In an address to the American Legion, the nation's largest veterans' group, Shinseki repeated the Obama administration's goal of eliminating the benefits claims backlog in 2015.
"We intend to process claims in less than 125 days at 98 percent accuracy," he said, "and to end the backlog in claims that has built up over decades."
As he spoke, VA had about 897,700 pending claims, including about 627,700 that have been in processing for more than 125 days the department's goal for maximum processing time.

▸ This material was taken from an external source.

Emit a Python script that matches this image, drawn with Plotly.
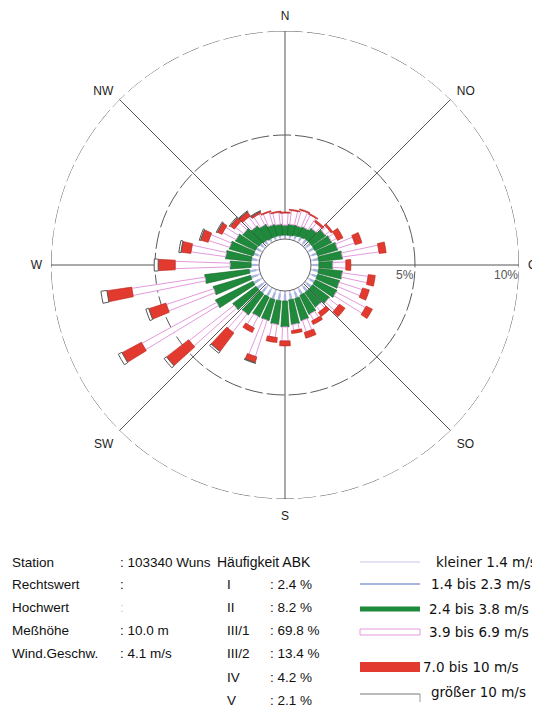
import numpy as np
import plotly.graph_objects as go

# ---------------- data ----------------
directions = list(range(0, 360, 10))  # compass sectors, degrees

kleiner_1_4 = [0.08, 0.08, 0.09, 0.10, 0.10, 0.10, 0.10, 0.12, 0.12, 0.12, 0.12, 0.12,
               0.12, 0.12, 0.12, 0.12, 0.13, 0.13, 0.14, 0.14, 0.14, 0.14, 0.14, 0.14,
               0.14, 0.14, 0.14, 0.12, 0.12, 0.10, 0.10, 0.10, 0.09, 0.08, 0.08, 0.08]
bis_2_3 = [0.11, 0.11, 0.15, 0.19, 0.24, 0.24, 0.24, 0.26, 0.26, 0.26, 0.26, 0.26,
           0.26, 0.26, 0.26, 0.26, 0.30, 0.30, 0.34, 0.34, 0.34, 0.34, 0.34, 0.34,
           0.34, 0.34, 0.34, 0.26, 0.26, 0.24, 0.24, 0.19, 0.15, 0.11, 0.11, 0.11]
bis_3_8 = [0.48, 0.53, 0.48, 0.48, 0.58, 0.82, 0.91, 1.01, 1.15, 0.67, 1.15, 1.11,
           1.15, 1.01, 0.87, 1.01, 1.11, 1.20, 1.25, 1.15, 1.06, 1.06, 1.25, 1.39,
           2.02, 1.88, 2.16, 1.01, 1.25, 1.20, 1.06, 0.96, 0.82, 0.72, 0.58, 0.53]
bis_6_9 = [0.58, 0.67, 0.77, 0.67, 0.34, 0.29, 0.29, 0.87, 1.78, 0.63, 1.25, 1.15,
           1.59, 0.58, 0.29, 0.34, 0.58, 0.29, 0.67, 0.63, 1.83, 0.58, 1.11, 2.74,
           4.09, 2.40, 3.56, 2.64, 1.68, 1.06, 0.72, 0.48, 0.58, 0.58, 0.63, 0.58]
bis_10 = [0.05, 0.05, 0.05, 0.05, 0.10, 0.10, 0.29, 0.34, 0.34, 0.24, 0.34, 0.34,
          0.34, 0.34, 0.24, 0.19, 0.29, 0.14, 0.24, 0.24, 0.29, 0.24, 1.11, 1.35,
          1.06, 0.87, 1.20, 0.82, 0.48, 0.38, 0.24, 0.24, 0.24, 0.10, 0.05, 0.05]
groesser_10 = [0, 0, 0, 0, 0, 0, 0, 0, 0, 0, 0, 0,
               0, 0, 0, 0, 0, 0, 0, 0, 0.03, 0, 0.10, 0.14,
               0.19, 0.14, 0.29, 0.19, 0.10, 0.06, 0.05, 0.05, 0.04, 0.03, 0, 0]

speed_labels = ["kleiner 1.4 m/s", "1.4 bis 2.3 m/s", "2.4 bis 3.8 m/s",
                "3.9 bis 6.9 m/s", "7.0 bis 10 m/s", "größer 10 m/s"]

compass_ticks = [0, 45, 90, 135, 180, 225, 270, 315]
compass_labels = ["N", "NO", "O", "SO", "S", "SW", "W", "NW"]
radial_ticks = [5, 10]
radial_labels = ["5%", "10%"]

station_fields = ["Station", "Rechtswert", "Hochwert", "Meßhöhe", "Wind.Geschw."]
station_values = [": 103340 Wuns", ":", ":", ": 10.0 m", ": 4.1 m/s"]
abk_title = "Häufigkeit ABK"
abk_classes = ["I", "II", "III/1", "III/2", "IV", "V"]
abk_freq = [2.4, 8.2, 69.8, 13.4, 4.2, 2.1]

# ---------------- layout geometry / styles ----------------
W, H = 540, 707
OFF = 8  # default page margin of the html body
R_PX, HOLE_PX = 234.0, 26.0
CX, CY = 285.0, 265.0
RMAX = 10.0
K = (R_PX - HOLE_PX) / RMAX  # px per percent
CIRCLE_DASH = "18px,4px"
TXT_FONT = "Liberation Sans, Arial, sans-serif"
LEG_FONT = "DejaVu Sans, Verdana, sans-serif"


def px(x):
    return (x - OFF) / W


def py(y):
    return 1 - (y - OFF) / H


DOM_X = [px(CX - R_PX), px(CX + R_PX)]
DOM_Y = [py(CY + R_PX), py(CY - R_PX)]

series = [kleiner_1_4, bis_2_3, bis_3_8, bis_6_9, bis_10, groesser_10]
styles = [
    dict(px=1.6, fill="#cbc3ef", line="#cbc3ef", lw=0),
    dict(px=2.4, fill="#a9b5dc", line="#a9b5dc", lw=0),
    dict(px=6.5, fill="#1f8a3b", line="#17662c", lw=0.6),
    dict(px=5.5, fill="#ffffff", line="#e39ade", lw=1.0),
    dict(px=10.5, fill="#e23a2e", line="#b8261d", lw=0.6),
    dict(px=12.0, fill="#ffffff", line="#555555", lw=1.0),
]

fig = go.Figure()

# outer (10 %) ring, drawn through the radial scale
ring_theta = list(range(0, 361, 2))
fig.add_trace(go.Scatterpolar(
    r=[RMAX] * len(ring_theta), theta=ring_theta, mode="lines",
    line=dict(color="#5a5a5a", width=1, dash=CIRCLE_DASH),
    showlegend=False, hoverinfo="skip"))

cum = np.zeros(len(directions))
for vals, st in zip(series, styles):
    v = np.array(vals, dtype=float)
    mid_px = HOLE_PX + K * (cum + v / 2)
    widths = np.degrees(st["px"] / mid_px)
    rv = [x if x > 0 else None for x in vals]
    fig.add_trace(go.Barpolar(
        r=rv, theta=directions, width=widths,
        marker=dict(color=st["fill"], line=dict(color=st["line"], width=st["lw"])),
        showlegend=False, hoverinfo="skip"))
    cum = cum + v

fig.update_layout(
    width=W, height=H,
    margin=dict(l=0, r=0, t=0, b=0),
    paper_bgcolor="white", plot_bgcolor="white",
    font=dict(family=TXT_FONT, size=12, color="#222"),
    polar=dict(
        domain=dict(x=DOM_X, y=DOM_Y),
        hole=HOLE_PX / R_PX,
        bgcolor="white",
        barmode="stack",
        radialaxis=dict(range=[0, RMAX], tickmode="array", tickvals=radial_ticks,
                        showticklabels=False, showline=False, ticks="",
                        gridcolor="#5a5a5a", gridwidth=1, griddash=CIRCLE_DASH,
                        angle=0),
        angularaxis=dict(rotation=90, direction="clockwise", tickmode="array",
                         tickvals=compass_ticks, ticktext=compass_labels,
                         showline=False, gridcolor="#555", gridwidth=1,
                         ticks="outside", ticklen=6, tickcolor="rgba(0,0,0,0)",
                         tickfont=dict(size=12, color="#222")),
    ),
)

shapes = [dict(type="circle", xref="paper", yref="paper",
               x0=px(CX - HOLE_PX), x1=px(CX + HOLE_PX),
               y0=py(CY + HOLE_PX), y1=py(CY - HOLE_PX),
               line=dict(color="#666", width=1), fillcolor="rgba(0,0,0,0)")]

ann = []


def text(x, y, s, color="#111", size=13.5, family=TXT_FONT, xanchor="left"):
    ann.append(dict(x=px(x), y=py(y), xref="paper", yref="paper", text=s,
                    showarrow=False, xanchor=xanchor, yanchor="middle",
                    font=dict(size=size, color=color, family=family)))


# radial scale labels, placed at their tick radius along the east axis
for tv, tl in zip(radial_ticks, radial_labels):
    text(CX + HOLE_PX + K * tv + 1, CY + 10, tl, color="#555", size=12,
         xanchor="right")

row_y = [562, 584, 607, 630, 653, 677, 700]
for i, (f, v) in enumerate(zip(station_fields, station_values)):
    text(10, row_y[i], f)
    text(118, row_y[i], v, color="#ccc" if f == "Hochwert" else "#111")
text(215, row_y[0], abk_title, size=14)
for i, (c, fq) in enumerate(zip(abk_classes, abk_freq)):
    text(225, row_y[i + 1], c)
    text(268, row_y[i + 1], f": {fq:.1f} %")

leg_y = [562, 584, 609, 632, 667, 692]
leg_x = [434, 429, 427, 427, 421, 429]
for i, lab in enumerate(speed_labels):
    text(leg_x[i], leg_y[i], lab, size=13.5, family=LEG_FONT)

x0l, x1l = 360, 420
shapes += [
    dict(type="line", xref="paper", yref="paper", x0=px(x0l), x1=px(x1l),
         y0=py(leg_y[0]), y1=py(leg_y[0]), line=dict(color="#cbc3ef", width=1)),
    dict(type="line", xref="paper", yref="paper", x0=px(x0l), x1=px(x1l),
         y0=py(leg_y[1]), y1=py(leg_y[1]), line=dict(color="#a9b5dc", width=2)),
    dict(type="rect", xref="paper", yref="paper", x0=px(x0l), x1=px(x1l),
         y0=py(leg_y[2] + 2.5), y1=py(leg_y[2] - 2.5), line=dict(width=0),
         fillcolor="#1f8a3b"),
    dict(type="rect", xref="paper", yref="paper", x0=px(x0l), x1=px(x1l),
         y0=py(leg_y[3] + 3), y1=py(leg_y[3] - 3), line=dict(color="#e39ade", width=1),
         fillcolor="white"),
    dict(type="rect", xref="paper", yref="paper", x0=px(x0l), x1=px(x1l),
         y0=py(leg_y[4] + 5), y1=py(leg_y[4] - 5), line=dict(width=0),
         fillcolor="#e23a2e"),
    dict(type="line", xref="paper", yref="paper", x0=px(x0l), x1=px(x1l),
         y0=py(leg_y[5] + 2), y1=py(leg_y[5] + 2), line=dict(color="#777", width=1)),
    dict(type="line", xref="paper", yref="paper", x0=px(x1l), x1=px(x1l),
         y0=py(leg_y[5] + 2), y1=py(leg_y[5] + 10), line=dict(color="#999", width=1)),
]

fig.update_layout(shapes=shapes, annotations=ann)
fig.write_html("out.html")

Sen. Bernie Sanders, I-Vermont, the Senate Veterans' Affairs Committee chairman, said reducing the backlog will surely not happen this year. VA expects to process about 1 million claims this year, Sanders' said in an address to the Legion before Shinseki spoke, but will receive about 1.2 million, so the backlog will grow by about 200,000.
"I am deeply troubled by the growth and the persistence of the claims backlog," Sanders said, expressing concern that the "overwhelmed, broken claims system" is not prepared for the arrival of new veterans as combat troops return home from Afghanistan.
"As we wind down our commitments overseas, VA's claim workload will only increase in coming years," he said. "A broken claims system not only jeopardizes the welfare of those veterans receiving benefits, but discourages those looking for help from reaching out in the first place."
He pledged "aggressive" oversight by his committee to push for a faster solution.
Shinseki said a good deal of the claims process hinges on things outside of VA's control. "If it takes 265 days to process a disability claim, 200 of those days are usually spent awaiting information from the IRS, DoD, the Social Security Administration" or veterans themselves, he said.
He acknowledged that VA is hardly blameless. "VA is not without its own warts. The remaining 65 processing days could be more efficient," he said. "We must automate, and get out of paper. We are in the process of doing that."